In queste vacanze atipiche, dove non possiamo muoverci perché il ragazzino non è ancora in regola col green pass, avevo voglia di luoghi esotici, così ho optato per un libro ambientato in Cina, durante la seconda guerra mondiale.

Come dice mio marito, quando c’è da scegliere un film o un libro, non riesco a sceglierne uno comico. No davvero. Preferisco le storie drammatiche che hanno un fondo di verità, e questo ne ha uno bello corposo perché l’autore ha scritto un romanzo di fantasia ma basandosi su esperienze vissute in prima persona.
Jim è un undicenne che vive nella zona internazionale di Shanghai. E’ una vita fatta di feste, party, ricevimenti. Gli europei di Shanghai si muovono su lussuose auto con autista, hanno la piscina in casa, grandi saloni per ricevere gli ospiti, cuochi e altro personale di servizio, baby sitter e tutto quello che il glamour può richiamare alla mente.
E questa vita sfarzosa va avanti anche dopo il 1937, quando i giapponesi invadono la Cina e instaurano il loro governo fantoccio: questi ricchi stranieri continuano a fare la loro vita di feste e risate all’interno della zona internazionale, anche se la popolazione cinese sta morendo di fame e il fiume Yangtze è pieno di bare che galleggiano.
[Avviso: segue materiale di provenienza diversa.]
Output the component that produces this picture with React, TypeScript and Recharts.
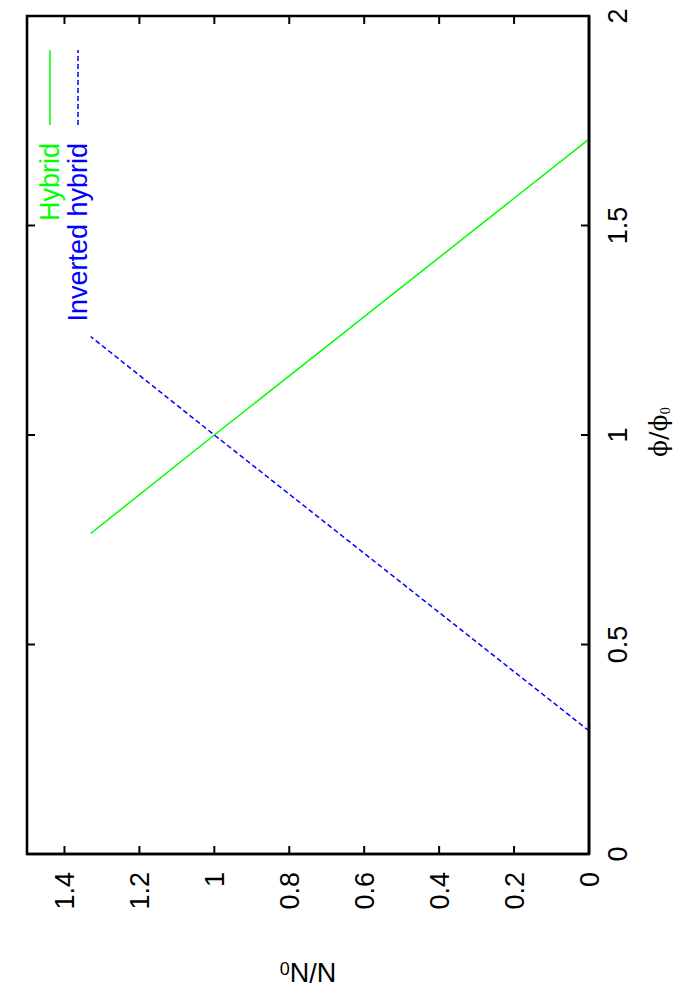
import { LineChart, Line, XAxis, YAxis, ReferenceArea, Legend } from 'recharts'

const phiTicks = [0, 0.5, 1, 1.5, 2]
const nTicks = [0, 0.2, 0.4, 0.6, 0.8, 1, 1.2, 1.4]

const hybridPhi = [0.765, 1.0, 1.706]
const hybridN = [1.33, 1.0, 0]
const invertedPhi = [0.294, 1.0, 1.235]
const invertedN = [0, 1.0, 1.33]

const seriesNames = ['Hybrid', 'Inverted hybrid']
const seriesColors = ['#00ff00', '#0000ff']

const hybrid = hybridPhi.map((phi, i) => ({ phi, n: hybridN[i] }))
const inverted = invertedPhi.map((phi, i) => ({ phi, n: invertedN[i] }))

// drawn landscape, then turned a quarter turn like the gnuplot page
const W = 1000
const H = 700
const PLOT = { left: 146, right: 984, top: 27, bottom: 589 }
const FONT = '"Liberation Sans", Arial, Helvetica, sans-serif'
const FS = 27
const TICK = 8
const FRAME = 2.6

// eslint-disable-next-line @typescript-eslint/no-explicit-any
function PhiTick({ x, payload }: any) {
  return (
    <g>
      <line x1={x} x2={x} y1={PLOT.bottom} y2={PLOT.bottom - TICK} stroke="#000" strokeWidth={2} />
      <line x1={x} x2={x} y1={PLOT.top} y2={PLOT.top + TICK} stroke="#000" strokeWidth={2} />
      <text x={x} y={PLOT.bottom + 38} textAnchor="middle" fontSize={FS} fontFamily={FONT} fill="#000">
        {String(payload.value)}
      </text>
    </g>
  )
}

// eslint-disable-next-line @typescript-eslint/no-explicit-any
function NTick({ y, payload }: any) {
  return (
    <g>
      <line x1={PLOT.left} x2={PLOT.left + TICK} y1={y} y2={y} stroke="#000" strokeWidth={2} />
      <line x1={PLOT.right} x2={PLOT.right - TICK} y1={y} y2={y} stroke="#000" strokeWidth={2} />
      <text x={PLOT.left - 18} y={y + FS * 0.36} textAnchor="end" fontSize={FS} fontFamily={FONT} fill="#000">
        {String(payload.value)}
      </text>
    </g>
  )
}

function PhiLabel() {
  return (
    <text x={568} y={667} textAnchor="middle" fontSize={25} fontFamily='"DejaVu Serif", serif' fill="#000">
      ϕ/ϕ<tspan fontSize={12} dy={3}>0</tspan>
    </text>
  )
}

function NLabel() {
  const cx = 37
  const cy = 308
  return (
    <text
      x={cx}
      y={cy}
      transform={`rotate(-90 ${cx} ${cy})`}
      textAnchor="middle"
      fontSize={FS}
      fontFamily={FONT}
      fill="#000"
    >
      N/N<tspan fontSize={18} dy={1}>0</tspan>
    </text>
  )
}

function LegendBox() {
  return (
    <div style={{ fontFamily: FONT, fontSize: FS }}>
      {seriesNames.map((name, i) => (
        <div
          key={name}
          style={{
            display: 'flex',
            justifyContent: 'flex-end',
            alignItems: 'center',
            height: 28,
            paddingRight: W - 950,
            color: seriesColors[i],
          }}
        >
          <span style={{ marginRight: 18, lineHeight: '28px' }}>{name}</span>
          <svg width={75} height={4} style={{ display: 'block' }}>
            <line
              x1={0}
              x2={75}
              y1={2}
              y2={2}
              stroke={seriesColors[i]}
              strokeWidth={1.5}
              strokeDasharray={i === 1 ? '5 3' : undefined}
            />
          </svg>
        </div>
      ))}
    </div>
  )
}

export default function App() {
  return (
    <div
      style={{
        position: 'absolute',
        left: 0,
        top: 0,
        width: H,
        height: W,
        overflow: 'hidden',
        background: '#fff',
      }}
    >
      <div
        style={{
          width: W,
          height: H,
          transformOrigin: '0 0',
          transform: `translate(0px, ${W}px) rotate(-90deg)`,
        }}
      >
        <LineChart width={W} height={H} margin={{ top: PLOT.top, right: W - PLOT.right, bottom: 0, left: 0 }}>
          <XAxis
            dataKey="phi"
            type="number"
            domain={[0, 2]}
            ticks={phiTicks}
            interval={0}
            height={H - PLOT.bottom}
            axisLine={{ stroke: '#000', strokeWidth: FRAME }}
            tickLine={false}
            tick={<PhiTick />}
            label={<PhiLabel />}
          />
          <YAxis
            dataKey="n"
            type="number"
            domain={[0, 1.5]}
            ticks={nTicks}
            interval={0}
            width={PLOT.left}
            axisLine={{ stroke: '#000', strokeWidth: FRAME }}
            tickLine={false}
            tick={<NTick />}
            label={<NLabel />}
          />
          <ReferenceArea
            x1={0}
            x2={2}
            y1={0}
            y2={1.5}
            ifOverflow="visible"
            fill="none"
            stroke="#000"
            strokeWidth={FRAME}
            strokeOpacity={1}
          />
          <Legend
            layout="horizontal"
            verticalAlign="middle"
            align="center"
            content={<LegendBox />}
            wrapperStyle={{ top: 36, left: 0, width: W }}
          />
          <Line
            data={hybrid}
            dataKey="n"
            name={seriesNames[0]}
            stroke={seriesColors[0]}
            strokeWidth={1.5}
            dot={false}
            isAnimationActive={false}
          />
          <Line
            data={inverted}
            dataKey="n"
            name={seriesNames[1]}
            stroke={seriesColors[1]}
            strokeWidth={1.5}
            strokeDasharray="5 3"
            dot={false}
            isAnimationActive={false}
          />
        </LineChart>
      </div>
    </div>
  )
}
Quando però i giapponesi attaccano Pearl Harbour e, automaticamente, gli europei diventano loro nemici, tutto cambia.
Jim si ritrova solo. I genitori, e tutti gli europei che conosceva, sono spariti. Il ragazzino, nei giorni che seguono, gironzola un po’ per le case dei vicini e degli amici, ma è difficile trovare vero cibo: abbondano solo i salatini e il seltz. Decide così di consegnarsi ai giapponesi, dei quali ha un’altissima opinione (molto più alta di quella che nutre nei confronti dei suoi connazionali inglesi).
Non è facile per lui farsi rinchiudere in un campo di concentramento, ma alla fine ci riesce: finisce nel campo di Lunghua, dove trova altri europei ed americani. Degli inglesi continua ad avere una cattiva opinione: li trova lamentosi, pigri, nazionalisti.
Jim riesce a entrare nelle logiche del campo e, facendosi amici una serie di adulti tra guardie e prigionieri, riesce a non morire di fame, anche se le condizioni sono davvero tragiche. Sono così denutriti e malati che non hanno neanche la forza di scavare buche profonde per i morti, e nel cimitero quando piove affiorano pezzi di cadavere.
Ma nonostante tutto, Jim prova verso i giapponesi e il campo di prigionia una sorta di timore reverenziale. Solo nel campo si sente al sicuro, e a scappare non ci pensa proprio.
Col passare del tempo (trascorrerà tre anni a Lunghua), il campo diventa addirittura meta per molti contadini cinesi che muoiono di fame: una orda di visi smunti si accalca alle porte nella speranza che dentro alle recinzioni ci sia qualcosa da mangiare. Sia i prigionieri che le guardie hanno il loro daffare nel tenere alla larga questi poveracci che restano davanti alle reti finché non se li porta via la morte.
Vediamo scene raccapriccianti attraverso gli occhi di Jim che le filtra a modo suo: il campo è una protezione, i giapponesi sono valorosi, il dottore che lo aiuta è infido, i suoi genitori, semplicemente, non ci sono più.
Quando la guerra finisce, queste lenti distorte continuano ad agire e Jim si troverà più volte ad uscire dal campo e a rientrarvi perché, là fuori, non è sicuro.
Ecco: lungi da deprimerci, racconti del genere dovrebbero farci il dono della prospettiva.
Siamo qui, con i nostri lavoretti, le nostre casette, i nostri piatti pieni, e ci lamentiamo che non si può andare in vacanza a Tenerife, che Netflix non offre una buona scelta di film, che senza green pass non si può mangiare all’interno del ristorante e non si può andare al cinema; che gli impiegati delle poste sono maleducati, che fa troppo caldo, che il vicino di casa fa troppe domande… ecc…
Almeno per la durata della lettura di libri così, è meglio mettere i nostri piccoli crucci nel cassetto.